WORK REQUIRED ▸ Copy out the listing that follows, exact in every word, and skip the images.

GIVEN INFORMATION ▸
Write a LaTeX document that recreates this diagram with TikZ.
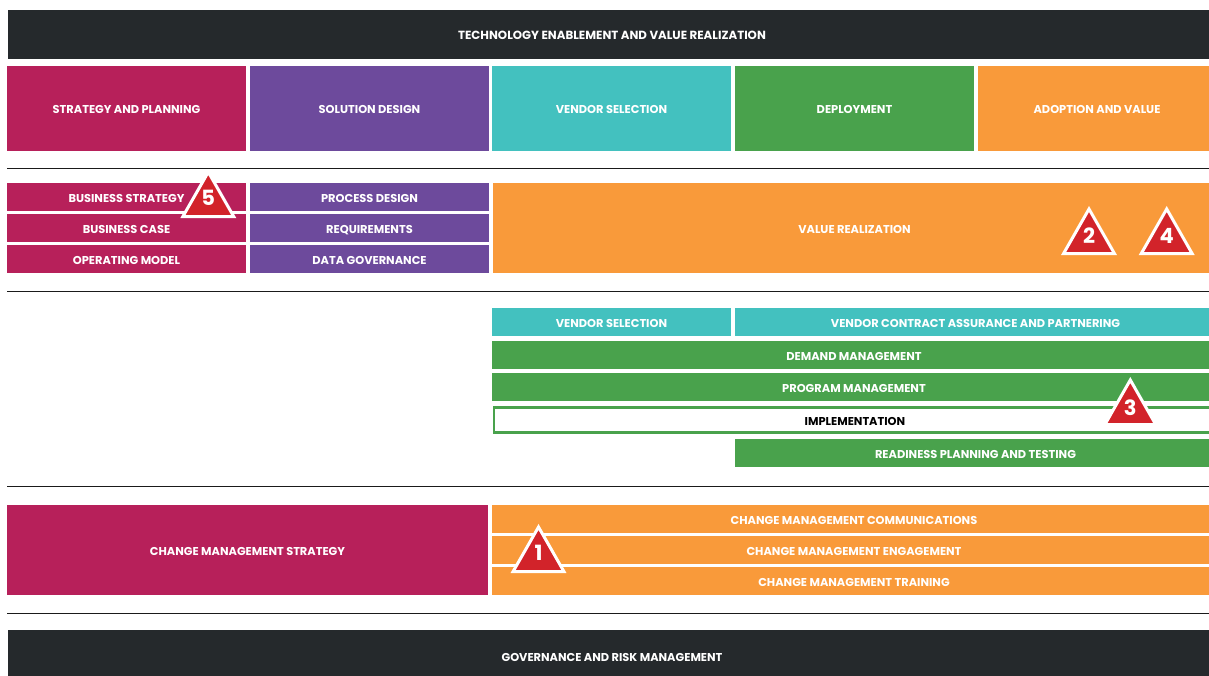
\documentclass[tikz,border=0pt]{standalone}
\usepackage{fontspec}
\setmainfont{Poppins}
\definecolor{cMag}{HTML}{B7205A}
\definecolor{cPur}{HTML}{6D4A9C}
\definecolor{cTeal}{HTML}{43C1BF}
\definecolor{cGrn}{HTML}{49A24C}
\definecolor{cOrg}{HTML}{F99A3A}
\definecolor{cDark}{HTML}{25292C}
\definecolor{cRed}{HTML}{D2232A}
\definecolor{cRule}{HTML}{1A1A1A}
\tikzset{
  boxnode/.style={inner sep=0pt,outer sep=0pt,text=white,align=center,text height=10pt,text depth=0pt,
    font=\fontsize{11.4}{12}\selectfont\bfseries},
  rulerline/.style={draw=cRule,line width=0.8pt},
  badge/.style={draw=white,fill=cRed,line width=3pt,line join=miter},
  badgenum/.style={inner sep=0pt,outer sep=0pt,text=white,text height=13.5pt,text depth=0pt,
    font=\fontsize{21}{22}\selectfont\bfseries},
}
\newcommand{\bx}[7][]{%
  \pgfmathsetmacro{\cxx}{(#3+#5)/2}\pgfmathsetmacro{\cyy}{(#4+#6)/2}%
  \pgfmathsetmacro{\www}{#5-#3}\pgfmathsetmacro{\hhh}{#6-#4}%
  \node[boxnode,#1,minimum width=\www pt,minimum height=\hhh pt] (#2) at (\cxx,\cyy) {#7};}
% name, apex x, apex y(outer), digit centre y, digit
\newcommand{\tri}[5]{%
  \pgfmathsetmacro{\ay}{#3+3}\pgfmathsetmacro{\by}{#3+47.5}%
  \pgfmathsetmacro{\lx}{#2-25.4}\pgfmathsetmacro{\rx}{#2+25.4}%
  \draw[badge] (#2,\ay) -- (\rx,\by) -- (\lx,\by) -- cycle;
  \node[badgenum] (#1) at (#2,#4) {#5};}
\begin{document}
\begin{tikzpicture}[x=1pt,y=-1pt]
\useasboundingbox (0,0) rectangle (1209,675);
\clip (0,0) rectangle (1209,675);
\fill[white] (0,0) rectangle (1209,675);
% top
\bx[fill=cDark,font=\fontsize{11.8}{12}\selectfont\bfseries]{top}{8}{9.5}{1216}{59}{TECHNOLOGY ENABLEMENT AND VALUE REALIZATION}
\bx[fill=cMag]{h1}{7}{65.5}{246}{151}{STRATEGY AND PLANNING}
\bx[fill=cPur]{h2}{250}{65.5}{489}{151}{SOLUTION DESIGN}
\bx[fill=cTeal]{h3}{492}{65.5}{731}{151}{VENDOR SELECTION}
\bx[fill=cGrn]{h4}{735}{65.5}{974}{151}{DEPLOYMENT}
\bx[fill=cOrg]{h5}{978}{65.5}{1216}{151}{ADOPTION AND VALUE}
% rules
\coordinate (r1a) at (7,168); \coordinate (r1b) at (1209,168);
\coordinate (r2a) at (7,291); \coordinate (r2b) at (1209,291);
\coordinate (r3a) at (7,486); \coordinate (r3b) at (1209,486);
\coordinate (r4a) at (7,613); \coordinate (r4b) at (1209,613);
\draw[rulerline] (r1a) -- (r1b);
\draw[rulerline] (r2a) -- (r2b);
\draw[rulerline] (r3a) -- (r3b);
\draw[rulerline] (r4a) -- (r4b);
% strategy block
\bx[fill=cMag]{s1}{7}{183}{246}{211}{BUSINESS STRATEGY}
\bx[fill=cMag]{s2}{7}{214}{246}{242}{BUSINESS CASE}
\bx[fill=cMag]{s3}{7}{245}{246}{273}{OPERATING MODEL}
\bx[fill=cPur]{d1}{250}{183}{489}{211}{PROCESS DESIGN}
\bx[fill=cPur]{d2}{250}{214}{489}{242}{REQUIREMENTS}
\bx[fill=cPur]{d3}{250}{245}{489}{273}{DATA GOVERNANCE}
\bx[fill=cOrg]{vr}{493}{183}{1216}{273}{VALUE REALIZATION}
% vendor / deploy
\bx[fill=cTeal]{v1}{492}{308}{731}{336}{VENDOR SELECTION}
\bx[fill=cTeal]{v2}{735}{308}{1216}{336}{VENDOR CONTRACT ASSURANCE AND PARTNERING}
\bx[fill=cGrn]{g1}{492}{341}{1216}{369}{DEMAND MANAGEMENT}
\bx[fill=cGrn]{g2}{492}{373}{1216}{401}{PROGRAM MANAGEMENT}
\bx[fill=white,draw=cGrn,line width=2.5pt,text=black]{g3}{494}{407.5}{1216}{432.5}{IMPLEMENTATION}
\bx[fill=cGrn]{g4}{735}{439}{1216}{467}{READINESS PLANNING AND TESTING}
% change
\bx[fill=cMag]{c0}{7}{505}{488}{595}{CHANGE MANAGEMENT STRATEGY}
\bx[fill=cOrg]{c1}{492}{505}{1216}{533}{CHANGE MANAGEMENT COMMUNICATIONS}
\bx[fill=cOrg]{c2}{492}{536}{1216}{564}{CHANGE MANAGEMENT ENGAGEMENT}
\bx[fill=cOrg]{c3}{492}{567}{1216}{595}{CHANGE MANAGEMENT TRAINING}
% bottom
\bx[fill=cDark]{bot}{8}{630}{1216}{682}{GOVERNANCE AND RISK MANAGEMENT}
% badges
\tri{b5}{208.3}{169}{198.5}{5}
\tri{b2}{1089}{206}{236.7}{2}
\tri{b4}{1166.7}{206}{236.7}{4}
\tri{b3}{1130.3}{377}{408.5}{3}
\tri{b1}{538.5}{524}{553.5}{1}
\end{tikzpicture}
\end{document}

WRITTEN RESPONSE ▸
Write a LaTeX document that recreates this diagram with TikZ.
\documentclass[tikz,border=0pt]{standalone}
\usepackage{fontspec}
\setmainfont{Poppins}
\definecolor{cMag}{HTML}{B7205A}
\definecolor{cPur}{HTML}{6D4A9C}
\definecolor{cTeal}{HTML}{43C1BF}
\definecolor{cGrn}{HTML}{49A24C}
\definecolor{cOrg}{HTML}{F99A3A}
\definecolor{cDark}{HTML}{25292C}
\definecolor{cRed}{HTML}{D2232A}
\definecolor{cRule}{HTML}{1A1A1A}
\tikzset{
  boxnode/.style={inner sep=0pt,outer sep=0pt,text=white,align=center,text height=10pt,text depth=0pt,
    font=\fontsize{11.4}{12}\selectfont\bfseries},
  rulerline/.style={draw=cRule,line width=0.8pt},
  badge/.style={draw=white,fill=cRed,line width=3pt,line join=miter},
  badgenum/.style={inner sep=0pt,outer sep=0pt,text=white,text height=13.5pt,text depth=0pt,
    font=\fontsize{21}{22}\selectfont\bfseries},
}
\newcommand{\bx}[7][]{%
  \pgfmathsetmacro{\cxx}{(#3+#5)/2}\pgfmathsetmacro{\cyy}{(#4+#6)/2}%
  \pgfmathsetmacro{\www}{#5-#3}\pgfmathsetmacro{\hhh}{#6-#4}%
  \node[boxnode,#1,minimum width=\www pt,minimum height=\hhh pt] (#2) at (\cxx,\cyy) {#7};}
% name, apex x, apex y(outer), digit centre y, digit
\newcommand{\tri}[5]{%
  \pgfmathsetmacro{\ay}{#3+3}\pgfmathsetmacro{\by}{#3+47.5}%
  \pgfmathsetmacro{\lx}{#2-25.4}\pgfmathsetmacro{\rx}{#2+25.4}%
  \draw[badge] (#2,\ay) -- (\rx,\by) -- (\lx,\by) -- cycle;
  \node[badgenum] (#1) at (#2,#4) {#5};}
\begin{document}
\begin{tikzpicture}[x=1pt,y=-1pt]
\useasboundingbox (0,0) rectangle (1209,675);
\clip (0,0) rectangle (1209,675);
\fill[white] (0,0) rectangle (1209,675);
% top
\bx[fill=cDark,font=\fontsize{11.8}{12}\selectfont\bfseries]{top}{8}{9.5}{1216}{59}{TECHNOLOGY ENABLEMENT AND VALUE REALIZATION}
\bx[fill=cMag]{h1}{7}{65.5}{246}{151}{STRATEGY AND PLANNING}
\bx[fill=cPur]{h2}{250}{65.5}{489}{151}{SOLUTION DESIGN}
\bx[fill=cTeal]{h3}{492}{65.5}{731}{151}{VENDOR SELECTION}
\bx[fill=cGrn]{h4}{735}{65.5}{974}{151}{DEPLOYMENT}
\bx[fill=cOrg]{h5}{978}{65.5}{1216}{151}{ADOPTION AND VALUE}
% rules
\coordinate (r1a) at (7,168); \coordinate (r1b) at (1209,168);
\coordinate (r2a) at (7,291); \coordinate (r2b) at (1209,291);
\coordinate (r3a) at (7,486); \coordinate (r3b) at (1209,486);
\coordinate (r4a) at (7,613); \coordinate (r4b) at (1209,613);
\draw[rulerline] (r1a) -- (r1b);
\draw[rulerline] (r2a) -- (r2b);
\draw[rulerline] (r3a) -- (r3b);
\draw[rulerline] (r4a) -- (r4b);
% strategy block
\bx[fill=cMag]{s1}{7}{183}{246}{211}{BUSINESS STRATEGY}
\bx[fill=cMag]{s2}{7}{214}{246}{242}{BUSINESS CASE}
\bx[fill=cMag]{s3}{7}{245}{246}{273}{OPERATING MODEL}
\bx[fill=cPur]{d1}{250}{183}{489}{211}{PROCESS DESIGN}
\bx[fill=cPur]{d2}{250}{214}{489}{242}{REQUIREMENTS}
\bx[fill=cPur]{d3}{250}{245}{489}{273}{DATA GOVERNANCE}
\bx[fill=cOrg]{vr}{493}{183}{1216}{273}{VALUE REALIZATION}
% vendor / deploy
\bx[fill=cTeal]{v1}{492}{308}{731}{336}{VENDOR SELECTION}
\bx[fill=cTeal]{v2}{735}{308}{1216}{336}{VENDOR CONTRACT ASSURANCE AND PARTNERING}
\bx[fill=cGrn]{g1}{492}{341}{1216}{369}{DEMAND MANAGEMENT}
\bx[fill=cGrn]{g2}{492}{373}{1216}{401}{PROGRAM MANAGEMENT}
\bx[fill=white,draw=cGrn,line width=2.5pt,text=black]{g3}{494}{407.5}{1216}{432.5}{IMPLEMENTATION}
\bx[fill=cGrn]{g4}{735}{439}{1216}{467}{READINESS PLANNING AND TESTING}
% change
\bx[fill=cMag]{c0}{7}{505}{488}{595}{CHANGE MANAGEMENT STRATEGY}
\bx[fill=cOrg]{c1}{492}{505}{1216}{533}{CHANGE MANAGEMENT COMMUNICATIONS}
\bx[fill=cOrg]{c2}{492}{536}{1216}{564}{CHANGE MANAGEMENT ENGAGEMENT}
\bx[fill=cOrg]{c3}{492}{567}{1216}{595}{CHANGE MANAGEMENT TRAINING}
% bottom
\bx[fill=cDark]{bot}{8}{630}{1216}{682}{GOVERNANCE AND RISK MANAGEMENT}
% badges
\tri{b5}{208.3}{169}{198.5}{5}
\tri{b2}{1089}{206}{236.7}{2}
\tri{b4}{1166.7}{206}{236.7}{4}
\tri{b3}{1130.3}{377}{408.5}{3}
\tri{b1}{538.5}{524}{553.5}{1}
\end{tikzpicture}
\end{document}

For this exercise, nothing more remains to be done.